From the Hindu tradition, the Upanishads remind us that the Atman — the true Self — is ananda, pure bliss, by nature. Boredom cannot touch it. What grows bored is only the ego-mind, the small self, endlessly hungry because it is looking for the infinite in finite things. When we pursue enough pleasures, enough novelties, enough stimulations — and find they do not satisfy — that dissatisfaction is not failure. It is instruction. It is the universe pointing inward.
Albert Camus, standing in the modern world amid its absurdity, saw boredom as the first crack in the comfortable fiction we build around our lives. We work, we eat, we sleep — and then one Tuesday morning, we pause and ask: but why? That is not despair, Camus insisted. That is the beginning of honest living. The bored person is not weak — they are awake. The question is whether they will dive deeper, or merely reach for their phone.
And Kierkegaard, that restless Dane, mapped it most thoroughly in his aesthetic stage of existence — where a man chases pleasure and novelty endlessly, only to find boredom always waiting at the far end of each new experience. The solution was not more stimulation, but inwardness — a leap into deeper commitment, deeper love, deeper faith. Boredom, Kierkegaard believed, is what happens when a soul mistakes the surface for the depths.
So what makes us bored?
The soul is vast, and we have given it small rooms to live in.

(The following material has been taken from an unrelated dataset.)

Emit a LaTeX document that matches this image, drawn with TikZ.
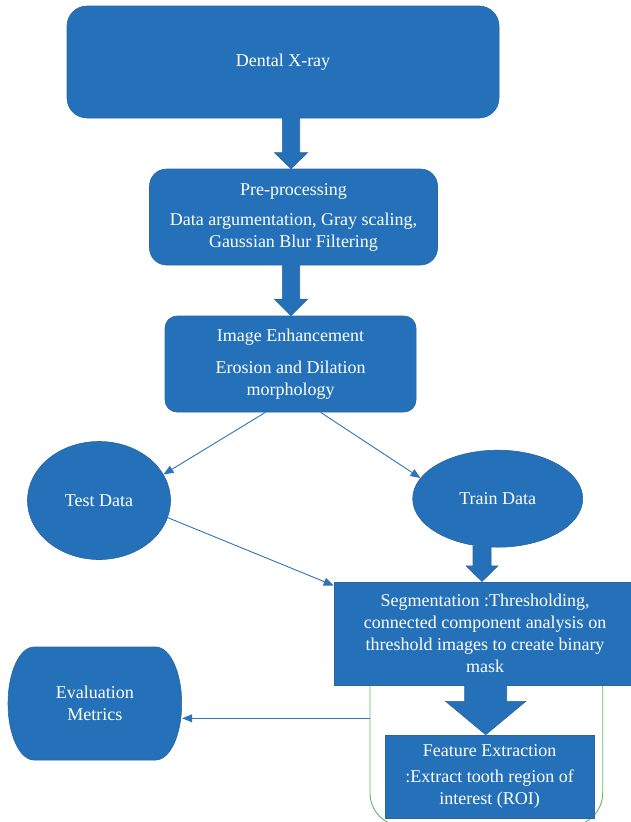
\documentclass[tikz,border=0pt]{standalone}
\usepackage{fontspec}
\setmainfont{Liberation Serif}
\usetikzlibrary{shapes.geometric,
	arrows.meta,
	calc,
	positioning}
\definecolor{boxblue}{HTML}{2471BA}
\definecolor{rimblue}{HTML}{2C64A0}
\definecolor{linkblue}{HTML}{2E74B8}
\definecolor{grpgreen}{HTML}{5DB75D}
\tikzstyle{stage}=[fill=boxblue, draw=rimblue, line width=0.6pt, text=white,
		align=center, inner sep=0, font=\fontsize{18}{22}\selectfont]
\tikzstyle{rstage}=[stage, rounded corners=15pt]
\tikzstyle{dataset}=[stage, ellipse]
\tikzstyle{blkarrow}=[fill=boxblue, draw=rimblue, line width=0.6pt]
\tikzstyle{link}=[draw=linkblue, line width=0.9pt, -{Triangle[length=10pt,width=8pt]}]
\tikzstyle{grp}=[draw=grpgreen, line width=0.9pt, rounded corners=33pt]
% fat arrow: [x shift]{from}{to}{shaft half width}{head half width}{head length}
\newcommand\blockarrow[6][0]{%
	\path[blkarrow] let \p1=(#2.south), \p2=(#3.north) in
		(\x2+#1-#4,\y1+2) -- (\x2+#1-#4,\y2+#6) -- (\x2+#1-#5,\y2+#6)
		-- (\x2+#1,\y2) -- (\x2+#1+#5,\y2+#6) -- (\x2+#1+#4,\y2+#6)
		-- (\x2+#1+#4,\y1+2);}

\begin{document}
\begin{tikzpicture}[x=1pt, y=-1pt]
        \useasboundingbox (0,0) rectangle (631,822);
        % green frame behind segmentation and features
        \draw[grp] (370,640) rectangle (602.7,826);
        \node[rstage, rounded corners=20pt, minimum width=432pt, minimum height=112pt] (xray) at (283,62) {Dental X-ray};
        \node[rstage, rounded corners=17pt, minimum width=288pt, minimum height=96pt] (pre) at (293.5,217)
            {Pre-processing\\[8pt] Data argumentation, Gray scaling,\\ Gaussian Blur Filtering};
        \node[rstage, rounded corners=12pt, minimum width=251pt, minimum height=96pt] (enh) at (290.5,364)
            {Image Enhancement\\[10pt] Erosion and Dilation\\ morphology};
        \node[dataset, minimum width=143pt, minimum height=118pt] (test) at (99,500.5) {Test Data};
        \node[dataset, minimum width=170pt, minimum height=97pt] (train) at (497.7,498.7) {Train Data};
        \node[stage, minimum width=302pt, minimum height=103pt] (seg) at (485,633.3)
            {Segmentation :Thresholding,\\ connected component analysis on\\ threshold images to create binary\\ mask};
        \node[stage, minimum width=209pt, minimum height=83pt] (feat) at (489.7,776.5)
            {Feature Extraction\\[4pt] :Extract tooth region of\\ interest (ROI)};
        % metrics box with bulging sides
        \path[blkarrow] (34,647) -- (155.7,647)
            arc[x radius=26pt, y radius=56.5pt, start angle=90, end angle=-90]
            -- (34,760) arc[x radius=26pt, y radius=56.5pt, start angle=270, end angle=90] -- cycle;
        \node[stage, draw=none, fill=none, minimum width=174pt, minimum height=113pt] (eval) at (94.9,703.5)
            {Evaluation\\ Metrics};
        \coordinate (tap) at (370,718.3);

        \blockarrow[-2.5]{xray}{pre}{8.7}{16.5}{16}
        \blockarrow[0.5]{pre}{enh}{8.7}{16.5}{16.5}
        \blockarrow[-3]{train}{seg}{9}{16}{15.7}
        \blockarrow[-4]{seg}{feat}{21}{40}{33.3}

        \draw[link] ([xshift=-25pt]enh.south) -- (test.22);
        \draw[link] ([xshift=30pt]enh.south) -- (train.165);
        \draw[link] (test.-14) -- ([yshift=-4pt]seg.north west);
        \draw[link] (tap) -- (tap -| eval.east);
    \end{tikzpicture}
\end{document}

We are bored when we ask the world to fill us, forgetting we were made to overflow. When we mistake repetition for meaninglessness, not realizing that the master calligrapher writes the same character ten thousand times and finds it new each morning. When we are present in body but absent in attention — skimming the surface of life like a stone that never sinks.
Boredom is not the enemy. It is the messenger.
It arrives, dressed in grey, knocking at the door — and what it carries in its satchel, if we let it in and listen, is the oldest, most urgent question a human being can face:
What do you truly hunger for?
Answer that — and boredom dissolves like mist at dawn.